At the hospital, the doctors can’t decide what’s the matter with their patient. Some of them think it’s a rare form of cat scratch fever. Some of the assume that it’s the result of exposure to the poison meant for the cat. One older doctor even suspects classic hysteria, but that diagnosis is rejected since time travel is even less likely than quantum indeterminacy. The fiancée tries to explain the experiment, but they surely aren’t going to buy that story. Of course, it doesn’t help when they admit that whatever it is, it’s very serious and that their patient is hovering between life and death. They can’t spend too much time on this one case, though, because the city is in the midst of a sudden crime wave. Bodies are turning up all over the place, each shredded to ribbons; and street people, still alive but badly clawed, are staggering into the emergency room raving about a demon cat. 

The fiancée calls the scientists senior colleague begging for help. He’s the same sober old man who tried to warn him off doing the experiment in the first place. He agrees to look over the lab notes; and, in a brief interval of comic relief, interrogates Floyd, who obviously never understood what was going on, having only been accepted to a PhD program in the first place because there were so few white STEM students. Despite Floyd’s dubious help, he believes he has figured things out and goes to see the physicist in the hospital. The patient is now completely gorked out, or so it appears, so the conversation is actually a soliloquy featuring yet more SciFi explanations. “I was wrong about your theory. Too bad you can’t hear me confess how closed minded I was, etc.” While this is going on, the camera, but not the older man, notices that the patient, though hooked up to various drips and wires, is actually beginning to twitch. In fact, while the distinguished professor faces the other way and continues his lecture, his young colleague sits up in bed, tears off the leads and tubes, and very quietly rises up behind him. We don’t actually see what happens next. The camera pans down the deserted hallway outside while we hear ferocious mewing coming from behind the closed door.

The fiancée has been doing her own investigation and eventually returns to the motel room—apparently it was paid up for the whole week. She realizes somebody is there already and assumes it was the assistant. “Claude! Claude!” she calls out, having somehow gotten confused about Floyd’s name. No one answers; but she hears a scrabbling noise, which sounds like some one were pawing at sand.
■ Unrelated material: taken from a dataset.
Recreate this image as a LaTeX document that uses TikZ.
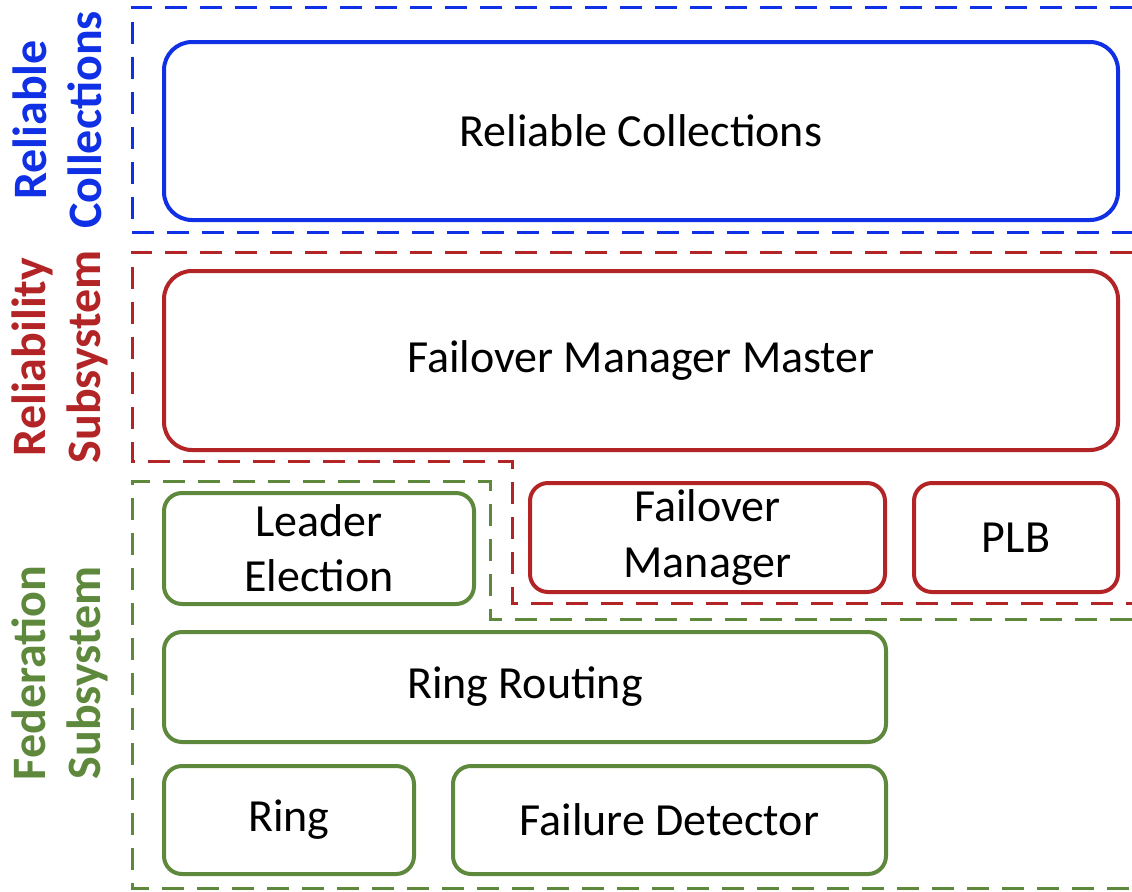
\documentclass[tikz,border=0pt]{standalone}
\usepackage{fontspec}
\setmainfont{Carlito}
\definecolor{rcblue}{RGB}{16,48,230}
\definecolor{rsred}{RGB}{178,36,38}
\definecolor{fsgreen}{RGB}{94,136,60}
\tikzset{
  comp/.style={draw, rounded corners=9pt, line width=2pt, inner sep=0pt, font=\fontsize{23}{27.6}\selectfont, align=center, text=black},
  bigcomp/.style={comp, rounded corners=14pt},
  group/.style={line width=1.5pt, dash pattern=on 11pt off 6.5pt},
  grouplabel/.style={rotate=90, font=\bfseries\fontsize{24}{27.5}\selectfont, align=center, inner sep=0pt}
}
\begin{document}
\begin{tikzpicture}[x=0.5pt,y=-0.5pt]
\useasboundingbox (0,0) rectangle (1132,891);
% groups
\draw[group, rcblue] (1132,7) -- (132,7) -- (132,232) -- (1132,232);
\draw[group, rsred] (1132,252) -- (132,252) -- (132,461) -- (512,461) -- (512,603) -- (1132,603);
\draw[group, fsgreen] (1132,619) -- (490,619) -- (490,481) -- (132,481) -- (132,888) -- (1132,888);
% labels
\node[grouplabel, text=rcblue] (lrc) at (57,120) {Reliable\\Collections};
\node[grouplabel, text=rsred] (lrs) at (60,357) {Reliability\\Subsystem};
\node[grouplabel, text=fsgreen] (lfs) at (60,673) {Federation\\Subsystem};
% components
\node[bigcomp, draw=rcblue, minimum width=477pt, minimum height=89pt] (rc) at (641,131) {Reliable Collections};
\node[bigcomp, draw=rsred, minimum width=477pt, minimum height=89.5pt] (fmm) at (641,360.5) {Failover Manager Master};
\node[comp, draw=fsgreen, minimum width=155pt, minimum height=55.5pt] (le) at (319,548.5) {Leader\\Election};
\node[comp, draw=rsred, minimum width=177.5pt, minimum height=54.5pt] (fm) at (707.5,537.5) {Failover\\Manager};
\node[comp, draw=rsred, minimum width=102pt, minimum height=54.5pt] (plb) at (1016,537.5) {PLB};
\node[comp, draw=fsgreen, minimum width=361pt, minimum height=55pt] (rr) at (525,687) {Ring Routing};
\node[comp, draw=fsgreen, minimum width=125pt, minimum height=54pt] (ring) at (289,820) {Ring};
\node[comp, draw=fsgreen, minimum width=216.5pt, minimum height=54pt] (fd) at (669.5,820) {Failure Detector};
\end{tikzpicture}
\end{document}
When she enters the room, she finds what’s left of Floyd lying around the room and turns towards the bathroom. We see by a convenient clock that it’s half past midnight, and then the shadow of an enormous cat looms up. The lady screams. Just then some one else enters the room. It’s the physicist, though in his undead state he’s a little hard to recognize. “Branes! Branes!” he cries, and that gets the attention of the cat, which springs on him from the darkness as the lady falls back in a swoon. Depending on the CGI budget, one is treated to a more or less memorable but definitely desperate battle as the adversaries wallow this way and tumble that employing every tooth and claw in the awfullest way you ever saw.

In the last scene, a dog-faced police lieutenant is trying to debrief the fiancée, but not getting very far with the almost catatonic woman. He tells his partner that the scientist was probably abducted by gang members in revenge for the trouble he had caused what with the cops all over the neighborhood investigating tales of cat attacks. “Either that or the two cats ate each other up, heh, heh.”   

I’m not sure if there’s enough here for a theatrical movie, but it’s not my fault if the cat didn’t have a long tale.